• What to do: Copy the listing below line for line, starting at its first line and ending with the line that has "(modif1) at (925,137)" in it. Add nothing.
** START OF Material provided **
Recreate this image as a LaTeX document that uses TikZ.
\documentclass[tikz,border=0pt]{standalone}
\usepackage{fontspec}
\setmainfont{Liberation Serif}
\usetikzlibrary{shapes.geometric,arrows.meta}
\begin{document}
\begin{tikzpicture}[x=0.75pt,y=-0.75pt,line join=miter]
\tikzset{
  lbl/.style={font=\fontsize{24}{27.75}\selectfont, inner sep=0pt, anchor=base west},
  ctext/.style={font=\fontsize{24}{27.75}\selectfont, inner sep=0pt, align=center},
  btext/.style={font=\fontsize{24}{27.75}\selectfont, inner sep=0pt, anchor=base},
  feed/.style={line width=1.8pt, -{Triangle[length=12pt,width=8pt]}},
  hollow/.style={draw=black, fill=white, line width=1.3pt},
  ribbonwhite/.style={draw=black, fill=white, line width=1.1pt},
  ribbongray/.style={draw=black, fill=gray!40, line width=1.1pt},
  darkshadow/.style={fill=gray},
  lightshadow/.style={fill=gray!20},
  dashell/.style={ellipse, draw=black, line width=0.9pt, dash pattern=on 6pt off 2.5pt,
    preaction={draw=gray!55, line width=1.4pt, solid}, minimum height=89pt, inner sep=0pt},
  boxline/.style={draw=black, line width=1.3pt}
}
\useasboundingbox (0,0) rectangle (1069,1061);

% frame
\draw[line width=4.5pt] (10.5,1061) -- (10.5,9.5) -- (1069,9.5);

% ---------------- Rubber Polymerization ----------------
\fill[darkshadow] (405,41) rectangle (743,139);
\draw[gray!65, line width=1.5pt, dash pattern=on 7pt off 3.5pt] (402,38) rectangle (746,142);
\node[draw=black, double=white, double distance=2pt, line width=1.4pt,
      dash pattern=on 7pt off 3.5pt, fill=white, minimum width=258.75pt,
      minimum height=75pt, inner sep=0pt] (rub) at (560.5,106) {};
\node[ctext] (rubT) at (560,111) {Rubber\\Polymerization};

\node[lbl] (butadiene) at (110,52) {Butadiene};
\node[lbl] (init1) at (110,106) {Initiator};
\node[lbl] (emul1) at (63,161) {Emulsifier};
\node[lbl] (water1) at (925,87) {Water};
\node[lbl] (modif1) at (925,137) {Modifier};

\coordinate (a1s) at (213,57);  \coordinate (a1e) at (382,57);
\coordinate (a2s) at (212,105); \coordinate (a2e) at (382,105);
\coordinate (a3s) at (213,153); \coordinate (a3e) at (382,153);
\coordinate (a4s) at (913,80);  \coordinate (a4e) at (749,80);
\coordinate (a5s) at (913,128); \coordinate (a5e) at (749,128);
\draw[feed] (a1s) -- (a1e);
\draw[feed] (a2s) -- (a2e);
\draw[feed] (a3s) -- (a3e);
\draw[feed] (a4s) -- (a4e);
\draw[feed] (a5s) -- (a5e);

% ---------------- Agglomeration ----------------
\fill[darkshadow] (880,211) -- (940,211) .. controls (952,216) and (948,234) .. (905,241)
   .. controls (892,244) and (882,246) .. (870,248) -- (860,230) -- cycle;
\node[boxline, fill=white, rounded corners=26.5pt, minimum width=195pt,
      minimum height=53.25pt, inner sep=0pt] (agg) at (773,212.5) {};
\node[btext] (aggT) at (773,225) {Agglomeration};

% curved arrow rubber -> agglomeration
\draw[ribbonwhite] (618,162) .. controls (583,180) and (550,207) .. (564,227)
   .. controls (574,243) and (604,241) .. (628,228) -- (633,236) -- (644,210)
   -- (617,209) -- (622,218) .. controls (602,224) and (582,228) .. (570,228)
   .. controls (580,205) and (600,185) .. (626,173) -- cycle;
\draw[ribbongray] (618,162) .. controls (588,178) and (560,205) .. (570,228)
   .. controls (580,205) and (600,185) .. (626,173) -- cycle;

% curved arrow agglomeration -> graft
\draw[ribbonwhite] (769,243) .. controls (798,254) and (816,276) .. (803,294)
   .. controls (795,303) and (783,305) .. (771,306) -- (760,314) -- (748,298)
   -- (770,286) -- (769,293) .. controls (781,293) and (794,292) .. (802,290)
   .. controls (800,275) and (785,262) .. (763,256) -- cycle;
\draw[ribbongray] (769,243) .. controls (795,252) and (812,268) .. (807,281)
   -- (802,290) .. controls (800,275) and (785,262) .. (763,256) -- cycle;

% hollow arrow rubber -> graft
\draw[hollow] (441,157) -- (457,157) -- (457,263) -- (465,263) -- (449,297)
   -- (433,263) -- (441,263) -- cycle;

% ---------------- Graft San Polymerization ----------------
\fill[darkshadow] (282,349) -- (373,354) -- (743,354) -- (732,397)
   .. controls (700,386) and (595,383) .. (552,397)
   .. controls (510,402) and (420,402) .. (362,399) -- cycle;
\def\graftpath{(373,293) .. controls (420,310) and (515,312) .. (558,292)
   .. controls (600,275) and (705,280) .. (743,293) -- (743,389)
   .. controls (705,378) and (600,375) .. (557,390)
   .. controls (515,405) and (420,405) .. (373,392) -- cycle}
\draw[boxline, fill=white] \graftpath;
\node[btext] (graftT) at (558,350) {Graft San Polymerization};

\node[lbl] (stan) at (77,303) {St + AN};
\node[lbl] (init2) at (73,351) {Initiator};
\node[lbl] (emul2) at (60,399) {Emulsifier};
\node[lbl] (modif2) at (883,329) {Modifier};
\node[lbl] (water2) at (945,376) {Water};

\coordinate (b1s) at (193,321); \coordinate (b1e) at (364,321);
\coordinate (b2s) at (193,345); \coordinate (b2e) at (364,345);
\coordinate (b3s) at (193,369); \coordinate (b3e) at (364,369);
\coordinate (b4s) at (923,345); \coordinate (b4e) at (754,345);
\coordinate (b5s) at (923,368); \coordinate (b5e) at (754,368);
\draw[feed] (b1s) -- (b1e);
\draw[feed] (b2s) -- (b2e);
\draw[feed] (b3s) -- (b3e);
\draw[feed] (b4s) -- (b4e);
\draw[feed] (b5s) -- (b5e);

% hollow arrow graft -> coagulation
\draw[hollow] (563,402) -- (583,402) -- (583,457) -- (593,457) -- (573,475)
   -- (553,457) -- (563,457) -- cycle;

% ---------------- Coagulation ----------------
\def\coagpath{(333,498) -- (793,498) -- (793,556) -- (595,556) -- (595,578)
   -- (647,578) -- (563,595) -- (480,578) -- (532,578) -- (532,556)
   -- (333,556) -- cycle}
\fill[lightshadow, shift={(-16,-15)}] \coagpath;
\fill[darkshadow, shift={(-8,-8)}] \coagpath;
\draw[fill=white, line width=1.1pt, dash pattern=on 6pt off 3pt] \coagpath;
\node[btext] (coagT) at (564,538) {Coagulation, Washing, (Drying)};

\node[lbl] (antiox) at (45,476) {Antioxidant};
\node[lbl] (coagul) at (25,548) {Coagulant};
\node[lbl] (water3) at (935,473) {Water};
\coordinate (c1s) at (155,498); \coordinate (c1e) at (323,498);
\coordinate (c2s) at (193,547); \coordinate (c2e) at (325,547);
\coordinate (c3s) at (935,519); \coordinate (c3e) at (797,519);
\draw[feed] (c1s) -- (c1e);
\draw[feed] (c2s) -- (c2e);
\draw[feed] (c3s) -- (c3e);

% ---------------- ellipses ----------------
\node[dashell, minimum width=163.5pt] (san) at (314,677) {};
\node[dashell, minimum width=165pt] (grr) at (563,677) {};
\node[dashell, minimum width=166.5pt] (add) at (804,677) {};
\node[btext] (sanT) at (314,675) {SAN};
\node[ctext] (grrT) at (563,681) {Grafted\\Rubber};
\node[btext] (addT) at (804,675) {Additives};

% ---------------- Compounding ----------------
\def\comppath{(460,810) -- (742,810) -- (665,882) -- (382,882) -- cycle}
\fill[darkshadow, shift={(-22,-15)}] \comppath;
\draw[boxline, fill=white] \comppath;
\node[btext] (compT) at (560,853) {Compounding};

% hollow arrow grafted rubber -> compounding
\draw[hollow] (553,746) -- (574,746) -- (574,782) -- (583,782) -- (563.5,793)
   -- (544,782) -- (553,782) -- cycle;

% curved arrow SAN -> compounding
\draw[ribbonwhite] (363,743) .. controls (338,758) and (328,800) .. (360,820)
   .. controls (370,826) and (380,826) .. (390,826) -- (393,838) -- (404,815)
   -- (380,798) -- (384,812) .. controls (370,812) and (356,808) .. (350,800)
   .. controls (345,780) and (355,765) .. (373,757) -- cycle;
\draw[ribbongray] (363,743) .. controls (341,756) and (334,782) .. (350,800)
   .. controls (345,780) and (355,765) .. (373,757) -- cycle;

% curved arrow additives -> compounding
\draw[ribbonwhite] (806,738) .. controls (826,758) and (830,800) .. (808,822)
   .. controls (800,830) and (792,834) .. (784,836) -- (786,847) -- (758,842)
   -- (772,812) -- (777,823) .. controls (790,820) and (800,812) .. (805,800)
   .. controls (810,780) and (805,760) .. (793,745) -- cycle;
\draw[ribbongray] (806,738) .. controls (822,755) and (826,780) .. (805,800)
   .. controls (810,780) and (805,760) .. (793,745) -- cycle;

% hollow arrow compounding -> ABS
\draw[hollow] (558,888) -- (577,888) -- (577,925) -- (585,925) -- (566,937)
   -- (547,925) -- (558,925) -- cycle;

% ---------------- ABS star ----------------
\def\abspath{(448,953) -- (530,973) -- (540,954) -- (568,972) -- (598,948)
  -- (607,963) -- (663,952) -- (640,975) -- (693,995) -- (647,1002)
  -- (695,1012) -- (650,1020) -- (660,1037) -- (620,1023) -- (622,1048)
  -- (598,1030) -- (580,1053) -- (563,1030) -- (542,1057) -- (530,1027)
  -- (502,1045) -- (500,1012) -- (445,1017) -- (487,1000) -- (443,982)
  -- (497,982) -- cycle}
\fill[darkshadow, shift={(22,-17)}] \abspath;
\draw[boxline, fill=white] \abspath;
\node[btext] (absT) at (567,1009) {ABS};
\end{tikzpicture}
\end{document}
** END OF Material provided **
• Solution:
Recreate this image as a LaTeX document that uses TikZ.
\documentclass[tikz,border=0pt]{standalone}
\usepackage{fontspec}
\setmainfont{Liberation Serif}
\usetikzlibrary{shapes.geometric,arrows.meta}
\begin{document}
\begin{tikzpicture}[x=0.75pt,y=-0.75pt,line join=miter]
\tikzset{
  lbl/.style={font=\fontsize{24}{27.75}\selectfont, inner sep=0pt, anchor=base west},
  ctext/.style={font=\fontsize{24}{27.75}\selectfont, inner sep=0pt, align=center},
  btext/.style={font=\fontsize{24}{27.75}\selectfont, inner sep=0pt, anchor=base},
  feed/.style={line width=1.8pt, -{Triangle[length=12pt,width=8pt]}},
  hollow/.style={draw=black, fill=white, line width=1.3pt},
  ribbonwhite/.style={draw=black, fill=white, line width=1.1pt},
  ribbongray/.style={draw=black, fill=gray!40, line width=1.1pt},
  darkshadow/.style={fill=gray},
  lightshadow/.style={fill=gray!20},
  dashell/.style={ellipse, draw=black, line width=0.9pt, dash pattern=on 6pt off 2.5pt,
    preaction={draw=gray!55, line width=1.4pt, solid}, minimum height=89pt, inner sep=0pt},
  boxline/.style={draw=black, line width=1.3pt}
}
\useasboundingbox (0,0) rectangle (1069,1061);

% frame
\draw[line width=4.5pt] (10.5,1061) -- (10.5,9.5) -- (1069,9.5);

% ---------------- Rubber Polymerization ----------------
\fill[darkshadow] (405,41) rectangle (743,139);
\draw[gray!65, line width=1.5pt, dash pattern=on 7pt off 3.5pt] (402,38) rectangle (746,142);
\node[draw=black, double=white, double distance=2pt, line width=1.4pt,
      dash pattern=on 7pt off 3.5pt, fill=white, minimum width=258.75pt,
      minimum height=75pt, inner sep=0pt] (rub) at (560.5,106) {};
\node[ctext] (rubT) at (560,111) {Rubber\\Polymerization};

\node[lbl] (butadiene) at (110,52) {Butadiene};
\node[lbl] (init1) at (110,106) {Initiator};
\node[lbl] (emul1) at (63,161) {Emulsifier};
\node[lbl] (water1) at (925,87) {Water};
\node[lbl] (modif1) at (925,137) {Modifier};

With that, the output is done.